Under orders from Attorney General Jeff Sessions, the Justice Department has filed criminal charges against 11 immigrants, allegedly part of the caravan, who are said to have entered the US illegally. “The United States will not stand by as our immigration laws are ignored and our nation’s safety is jeopardized,” Sessions said in a statement.

The Department of Homeland Security, which oversees the CBP and the Immigration and Customs Enforcement agency (ICE), has announced a policy of separating children from their parents where families are caught crossing the border without documents.

Trump has repeatedly railed against what he calls the “catch and release” policy, a pejorative term for allowing undocumented immigrants to remain free pending the outcome of their administrative hearings and determination of their status, instead of locking them up for weeks, months or even years. Earlier this year, the US Supreme Court ruled that immigrants held in detention facilities have no right to a bail.

On Sunday, Vice President Mike Pence made a provocative visit to El Centro, California, just 100 miles east of the scene unfolding in Tijuana, where he toured a construction site for Trump’s border wall. After lauding the CBP and Homeland Security, Pence accused the caravan’s organizers of persuading people to leave their homes to advance an “open borders” agenda.
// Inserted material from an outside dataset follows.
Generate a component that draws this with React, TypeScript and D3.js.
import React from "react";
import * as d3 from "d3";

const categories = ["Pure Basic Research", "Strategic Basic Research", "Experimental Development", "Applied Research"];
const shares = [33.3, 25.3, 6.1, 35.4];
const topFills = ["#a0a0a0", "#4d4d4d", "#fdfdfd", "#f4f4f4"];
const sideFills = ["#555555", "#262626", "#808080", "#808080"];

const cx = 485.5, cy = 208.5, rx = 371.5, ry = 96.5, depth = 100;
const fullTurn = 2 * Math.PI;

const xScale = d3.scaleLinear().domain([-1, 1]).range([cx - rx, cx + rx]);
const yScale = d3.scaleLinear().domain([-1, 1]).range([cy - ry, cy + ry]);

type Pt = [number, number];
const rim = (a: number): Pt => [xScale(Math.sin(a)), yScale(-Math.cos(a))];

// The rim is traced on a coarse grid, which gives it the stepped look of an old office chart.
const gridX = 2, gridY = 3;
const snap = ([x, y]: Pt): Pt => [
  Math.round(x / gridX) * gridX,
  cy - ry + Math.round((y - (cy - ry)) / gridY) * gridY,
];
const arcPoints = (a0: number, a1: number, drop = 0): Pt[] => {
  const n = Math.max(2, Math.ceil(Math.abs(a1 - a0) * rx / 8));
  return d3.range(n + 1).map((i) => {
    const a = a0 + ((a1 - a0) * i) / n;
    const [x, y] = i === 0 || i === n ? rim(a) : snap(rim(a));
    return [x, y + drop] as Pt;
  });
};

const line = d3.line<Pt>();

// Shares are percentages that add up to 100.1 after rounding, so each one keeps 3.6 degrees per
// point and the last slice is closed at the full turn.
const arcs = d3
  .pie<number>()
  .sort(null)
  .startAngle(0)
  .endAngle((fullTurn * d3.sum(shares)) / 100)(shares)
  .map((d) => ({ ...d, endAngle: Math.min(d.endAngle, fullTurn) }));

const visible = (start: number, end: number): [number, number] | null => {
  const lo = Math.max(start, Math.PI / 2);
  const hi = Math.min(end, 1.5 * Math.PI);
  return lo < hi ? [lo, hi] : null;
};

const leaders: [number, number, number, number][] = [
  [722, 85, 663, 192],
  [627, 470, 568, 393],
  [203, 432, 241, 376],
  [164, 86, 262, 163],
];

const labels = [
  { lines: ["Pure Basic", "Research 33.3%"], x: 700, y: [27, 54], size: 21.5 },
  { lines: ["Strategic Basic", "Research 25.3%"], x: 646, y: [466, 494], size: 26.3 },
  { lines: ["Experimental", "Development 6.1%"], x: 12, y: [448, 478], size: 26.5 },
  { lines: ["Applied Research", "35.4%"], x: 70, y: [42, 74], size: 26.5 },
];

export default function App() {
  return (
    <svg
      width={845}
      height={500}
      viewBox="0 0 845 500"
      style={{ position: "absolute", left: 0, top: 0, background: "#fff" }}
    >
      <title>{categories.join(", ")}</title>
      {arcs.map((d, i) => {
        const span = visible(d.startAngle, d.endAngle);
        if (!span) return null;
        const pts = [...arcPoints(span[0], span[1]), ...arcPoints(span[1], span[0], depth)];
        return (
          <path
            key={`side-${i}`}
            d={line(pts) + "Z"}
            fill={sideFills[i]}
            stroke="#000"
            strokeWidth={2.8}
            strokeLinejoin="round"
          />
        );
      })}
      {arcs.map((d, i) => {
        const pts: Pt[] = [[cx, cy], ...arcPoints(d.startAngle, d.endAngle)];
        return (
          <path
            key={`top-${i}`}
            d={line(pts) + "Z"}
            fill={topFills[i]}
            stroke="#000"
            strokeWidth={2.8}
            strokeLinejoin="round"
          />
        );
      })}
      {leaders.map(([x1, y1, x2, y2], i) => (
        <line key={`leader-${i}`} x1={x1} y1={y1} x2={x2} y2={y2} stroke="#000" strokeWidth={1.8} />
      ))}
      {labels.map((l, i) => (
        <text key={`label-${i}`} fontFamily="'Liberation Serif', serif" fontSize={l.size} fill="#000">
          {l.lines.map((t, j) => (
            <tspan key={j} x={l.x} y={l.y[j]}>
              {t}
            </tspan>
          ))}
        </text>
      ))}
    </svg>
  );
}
The silence of the Democratic Party will not shock anyone who has paid attention to immigration policy over the last decade. The slim chance these migrants have of being granted asylum is not a new feature of the Trump administration, but rather a longstanding bipartisan policy. More than 75 percent of applicants from Honduras, Guatemala and El Salvador between 2011 and 2016, under the Obama administration, were rejected. Obama deported more immigrants than any previous president. The policies of the Trump administration are a continuation and intensification of those of the Obama administration.
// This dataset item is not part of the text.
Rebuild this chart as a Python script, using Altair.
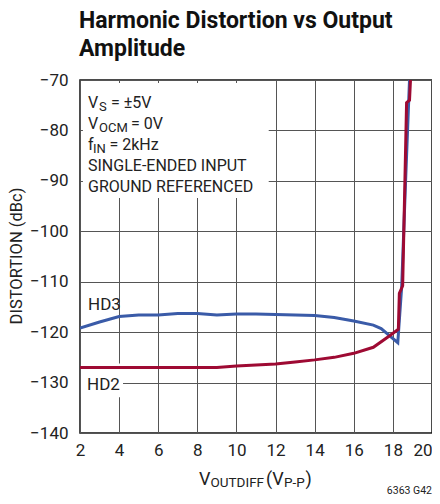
import altair as alt
import pandas as pd

# ---- data ----
hd3_x = [2, 3, 4, 5, 6, 7, 8, 9, 10, 11, 12, 13, 14, 15, 16, 17, 17.4, 18.25, 18.45, 18.65, 18.85]
hd3_y = [-119.2, -118.0, -116.9, -116.6, -116.6, -116.3, -116.3, -116.6, -116.4, -116.4, -116.5,
         -116.6, -116.7, -117.1, -117.8, -118.6, -119.3, -122.1, -111.0, -90.0, -70.0]

hd2_x = [2, 4, 6, 8, 9, 10, 11, 12, 13, 14, 15, 16, 17, 17.8, 18.28, 18.33, 18.5, 18.7, 18.85, 18.9]
hd2_y = [-127.0, -127.0, -127.0, -127.0, -127.0, -126.7, -126.5, -126.3, -125.9, -125.5, -125.0,
         -124.2, -123.0, -120.8, -119.4, -112.3, -110.8, -74.5, -74.0, -70.0]

x_ticks = [2, 4, 6, 8, 10, 12, 14, 16, 18, 20]
y_ticks = [-140, -130, -120, -110, -100, -90, -80, -70]

title_lines = ["Harmonic Distortion vs Output", "Amplitude"]
series_names = ["HD3", "HD2"]
series_colors = ["#3A5BA8", "#9E0A33"]

# white boxes behind the text (data coordinates)
box_x0 = [2.15, 2.05]
box_x1 = [11.65, 4.2]
box_y0 = [-70.6, -126.2]
box_y1 = [-93.4, -132.9]

FONT = "Roboto, Liberation Sans, sans-serif"

W, H = 352, 353

xscale = alt.Scale(domain=[2, 20], nice=False, zero=False)
yscale = alt.Scale(domain=[-140, -70], nice=False, zero=False)

hd3 = pd.DataFrame({"x": hd3_x, "y": hd3_y})
hd2 = pd.DataFrame({"x": hd2_x, "y": hd2_y})
boxes = pd.DataFrame({"x": box_x0, "x2": box_x1, "y": box_y0, "y2": box_y1})

axis_x = alt.Axis(values=x_ticks, grid=True, gridColor="#555", gridWidth=1, domain=False,
                  ticks=False, labelFont=FONT, labelFontSize=17, labelColor="#222",
                  labelPadding=9, labelOverlap=False, labelFlush=False, title=None,
                  labelAlign={"condition": {"test": "datum.value >= 20", "value": "right"},
                              "value": "center"})
axis_y = alt.Axis(values=y_ticks, grid=True, gridColor="#555", gridWidth=1, domain=False,
                  ticks=False, labelFont=FONT, labelFontSize=17, labelColor="#222",
                  labelPadding=12, labelOverlap=False, labelFlush=False, title=None,
                  labelExpr="datum.value < 0 ? '\u2212' + abs(datum.value) : '' + datum.value")

X = alt.X("x:Q", scale=xscale, axis=axis_x)
Y = alt.Y("y:Q", scale=yscale, axis=axis_y)

rects = alt.Chart(boxes).mark_rect(fill="white").encode(x=X, x2="x2:Q", y=Y, y2="y2:Q")

line3 = alt.Chart(hd3).mark_line(strokeWidth=3, color=series_colors[0], clip=True).encode(x=X, y=Y)
line2 = alt.Chart(hd2).mark_line(strokeWidth=3, color=series_colors[1], clip=True).encode(x=X, y=Y)


def txt(s, x, y, size=16, weight="normal", align="left", angle=0, baseline="alphabetic", color="#222"):
    kw = dict(text=s, font=FONT, fontSize=size, fontWeight=weight, align=align,
              baseline=baseline, color=color)
    if angle:
        kw["angle"] = angle
    return alt.Chart(pd.DataFrame({"t": [s]})).mark_text(**kw).encode(
        x=alt.value(x), y=alt.value(y))


texts = [
    # title
    txt(title_lines[0], -1, -52, size=23, weight="bold", color="#111"),
    txt(title_lines[1], -1, -24, size=23, weight="bold", color="#111"),
    # condition block
    txt("V", 8, 28), txt("S", 19, 31, size=13), txt("= \u00b15V", 31, 28),
    txt("V", 8, 48.5), txt("OCM", 19, 51.5, size=13), txt("= 0V", 51, 48.5),
    txt("f", 8, 70), txt("IN", 13, 73, size=13), txt("= 2kHz", 29.5, 70),
    txt("SINGLE-ENDED INPUT", 8, 90.5),
    txt("GROUND REFERENCED", 8, 111.5),
    # series labels
    txt(series_names[0], 8, 230, size=17), txt(series_names[1], 7, 310, size=17),
    # x title
    txt("V", 119, 405, size=18), txt("OUTDIFF", 130.5, 407, size=13.5),
    txt("(V", 186, 405, size=18), txt("P-P", 204, 407, size=13.5), txt(")", 225.5, 405, size=18),
    # y title
    txt("DISTORTION (dBc)", -63, 176, size=16.5, angle=270, align="center", baseline="middle"),
    # figure id
    txt("6363 G42", 352, 414, size=10.5, align="right"),
]

chart = alt.layer(rects, line3, line2, *texts).properties(
    width=W, height=H,
    autosize=alt.AutoSizeParams(type="none"),
    padding={"left": 72, "top": 72, "right": 0, "bottom": 63},
).configure_view(stroke="#111", strokeWidth=1.5)

chart.save("out.html", embed_options={"renderer": "svg", "actions": False})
In order to reduce the number of immigrants reaching the US, and circumvent international law regarding asylum seekers, the Obama administration oversaw a program called “Frontera Sur,” which required the Mexican government to crack down on Central American migrants before they could make it to the US border.

Under the program, Mexico relocated hundreds of immigration agents to its southern border with Guatemala to carry out the dictates of Washington. Mexican immigration officials set up mobile checkpoints and conducted regular raids on trains and immigrant safe houses to prevent Central Americans from reaching the United States.

The Obama administration supported this campaign with training, technology, intelligence and funding. The US has provided the Mexican police and military with roughly $100 million to detain and deport Central Americans.

A year after the program’s initiation in July 2014, apprehensions by the Mexican government increased by 71 percent over the previous year. The crackdown has led to the deportation of about 950,000 Central Americans as well as the detention of many indigenous Mexican citizens living in southern states like Chiapas. According to a 2015 United Nations report, the large-scale detention and deportation scheme has also produced widespread torture.

After the caravan initially left Chiapas over a month ago, Trump pressured the Mexican government to “break up” the migrants, using the tools in place from Obama’s “Fronter Sur” program.

The Mexican government obeyed Trump’s order and worked to intimidate the group. Trump boasted of its actions in a tweet in early April, saying, “The Caravan is largely broken up thanks to the strong immigration laws of Mexico and their willingness to use them so as not to cause a giant scene at our Border.” Shortly afterwards, armed Mexican immigration agents entered a train carrying over 500 of the original 1,500 in the original caravan, forcibly removed them from the train and left them to travel on foot miles from any major city or town.

The Democrats are complicit in the conditions in Central America that are driving desperate people to become refugees. Over 80 percent of the migrants traveling in this year’s caravan are from Honduras. In 2009, the Obama administration, with direct oversight by then-Secretary of State Hillary Clinton, backed a military coup in Honduras that ousted the elected president Manuel Zelaya and inaugurated a period of repressive violence against the working class.

The repression includes arbitrary detentions, beatings, torture and the murder of members of opposition media. Since the overthrow, the US has turned a blind eye to fraudulent elections held under state-of-siege rule so long as they produced victories for US-friendly candidates. The US government entered into bilateral agreement with the Honduran government in 2010 to resume the direct flow of US military aid to the Honduran armed forces and police. Organized gangs in the country are well known for extorting Hondurans to pay an arbitrary “war tax,” and some who can’t pay are killed.